### What to produce
Your copy of the material below should match it exactly, except that it holds no pictures.
— Start of Dataset extract —
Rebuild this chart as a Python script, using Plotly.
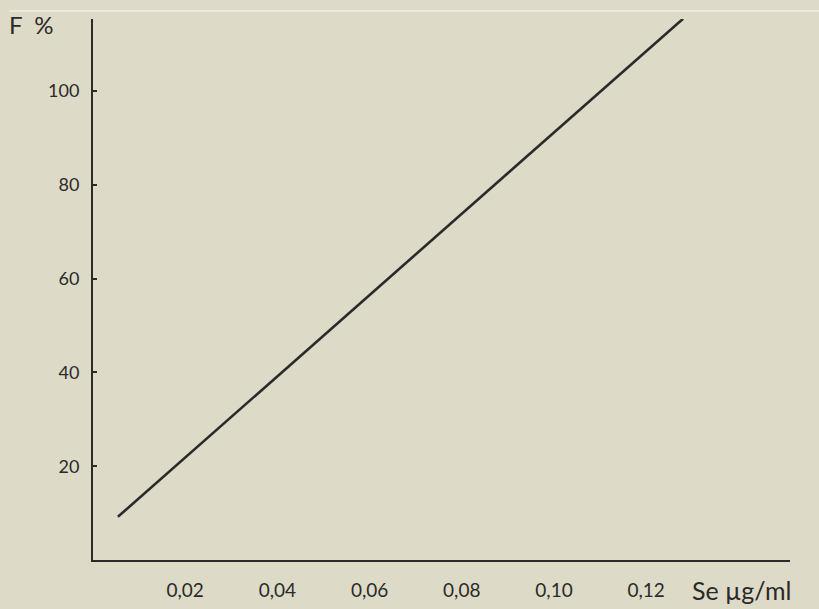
import plotly.graph_objects as go

# Data
conc = [0.0054, 0.128]          # Se µg/ml
fluor = [9.2, 115.4]            # F %
x_tickvals = [0.02, 0.04, 0.06, 0.08, 0.10, 0.12]
x_ticktext = ["0,02", "0,04", "0,06", "0,08", "0,10", "0,12"]
y_tickvals = [20, 40, 60, 80, 100]
y_ticktext = ["20", "40", "60", "80", "100"]

bg = "#dedac8"
ink = "#2b2a28"
font_family = "Lato, 'DejaVu Sans', sans-serif"

fig = go.Figure()
fig.add_trace(go.Scatter(x=conc, y=fluor, mode="lines",
                         line=dict(color=ink, width=2.6), showlegend=False,
                         hoverinfo="skip"))

fig.update_layout(
    width=819, height=609,
    margin=dict(l=93, r=29, t=19, b=49, autoexpand=False),
    paper_bgcolor=bg, plot_bgcolor=bg,
    font=dict(family=font_family, color=ink, size=18),
    xaxis=dict(range=[0, 0.1512], showgrid=False, zeroline=False,
               automargin=False,
               showline=True, linecolor=ink, linewidth=2,
               tickvals=x_tickvals, ticktext=x_ticktext, ticks="",
               ticklabelstandoff=12, tickfont=dict(size=19)),
    yaxis=dict(range=[0, 115.35], showgrid=False, zeroline=False,
               automargin=False,
               showline=True, linecolor=ink, linewidth=2,
               tickvals=y_tickvals, ticktext=y_ticktext, ticks="inside",
               ticklen=4, tickwidth=1.5, tickcolor=ink,
               ticklabelstandoff=8, tickfont=dict(size=18)),
    annotations=[
        dict(text="F\u00a0\u00a0%", xref="paper", yref="paper",
             x=(7 - 93) / 697, y=(560 - 24) / 541,
             xanchor="left", yanchor="middle", showarrow=False,
             font=dict(size=24, color=ink, family=font_family)),
        dict(text="Se µg/ml", xref="paper", yref="paper",
             x=(690 - 93) / 697, y=-(590 - 560) / 541,
             xanchor="left", yanchor="middle", showarrow=False,
             font=dict(size=25, color=ink, family=font_family)),
    ],
    shapes=[
        dict(type="line", xref="paper", yref="paper",
             x0=(9 - 93) / 697, x1=(819 - 93) / 697,
             y0=(560 - 11) / 541, y1=(560 - 11) / 541,
             line=dict(color="rgba(255,255,255,0.85)", width=1)),
    ],
)

fig.write_html("out.html",
               config={"displayModeBar": False},
               post_script="document.body.style.margin='0';"
                           "document.body.style.background='%s';" % bg)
— End of Dataset extract —
### Result of the exercise
Rebuild this chart as a Python script, using Plotly.
import plotly.graph_objects as go

# Data
conc = [0.0054, 0.128]          # Se µg/ml
fluor = [9.2, 115.4]            # F %
x_tickvals = [0.02, 0.04, 0.06, 0.08, 0.10, 0.12]
x_ticktext = ["0,02", "0,04", "0,06", "0,08", "0,10", "0,12"]
y_tickvals = [20, 40, 60, 80, 100]
y_ticktext = ["20", "40", "60", "80", "100"]

bg = "#dedac8"
ink = "#2b2a28"
font_family = "Lato, 'DejaVu Sans', sans-serif"

fig = go.Figure()
fig.add_trace(go.Scatter(x=conc, y=fluor, mode="lines",
                         line=dict(color=ink, width=2.6), showlegend=False,
                         hoverinfo="skip"))

fig.update_layout(
    width=819, height=609,
    margin=dict(l=93, r=29, t=19, b=49, autoexpand=False),
    paper_bgcolor=bg, plot_bgcolor=bg,
    font=dict(family=font_family, color=ink, size=18),
    xaxis=dict(range=[0, 0.1512], showgrid=False, zeroline=False,
               automargin=False,
               showline=True, linecolor=ink, linewidth=2,
               tickvals=x_tickvals, ticktext=x_ticktext, ticks="",
               ticklabelstandoff=12, tickfont=dict(size=19)),
    yaxis=dict(range=[0, 115.35], showgrid=False, zeroline=False,
               automargin=False,
               showline=True, linecolor=ink, linewidth=2,
               tickvals=y_tickvals, ticktext=y_ticktext, ticks="inside",
               ticklen=4, tickwidth=1.5, tickcolor=ink,
               ticklabelstandoff=8, tickfont=dict(size=18)),
    annotations=[
        dict(text="F\u00a0\u00a0%", xref="paper", yref="paper",
             x=(7 - 93) / 697, y=(560 - 24) / 541,
             xanchor="left", yanchor="middle", showarrow=False,
             font=dict(size=24, color=ink, family=font_family)),
        dict(text="Se µg/ml", xref="paper", yref="paper",
             x=(690 - 93) / 697, y=-(590 - 560) / 541,
             xanchor="left", yanchor="middle", showarrow=False,
             font=dict(size=25, color=ink, family=font_family)),
    ],
    shapes=[
        dict(type="line", xref="paper", yref="paper",
             x0=(9 - 93) / 697, x1=(819 - 93) / 697,
             y0=(560 - 11) / 541, y1=(560 - 11) / 541,
             line=dict(color="rgba(255,255,255,0.85)", width=1)),
    ],
)

fig.write_html("out.html",
               config={"displayModeBar": False},
               post_script="document.body.style.margin='0';"
                           "document.body.style.background='%s';" % bg)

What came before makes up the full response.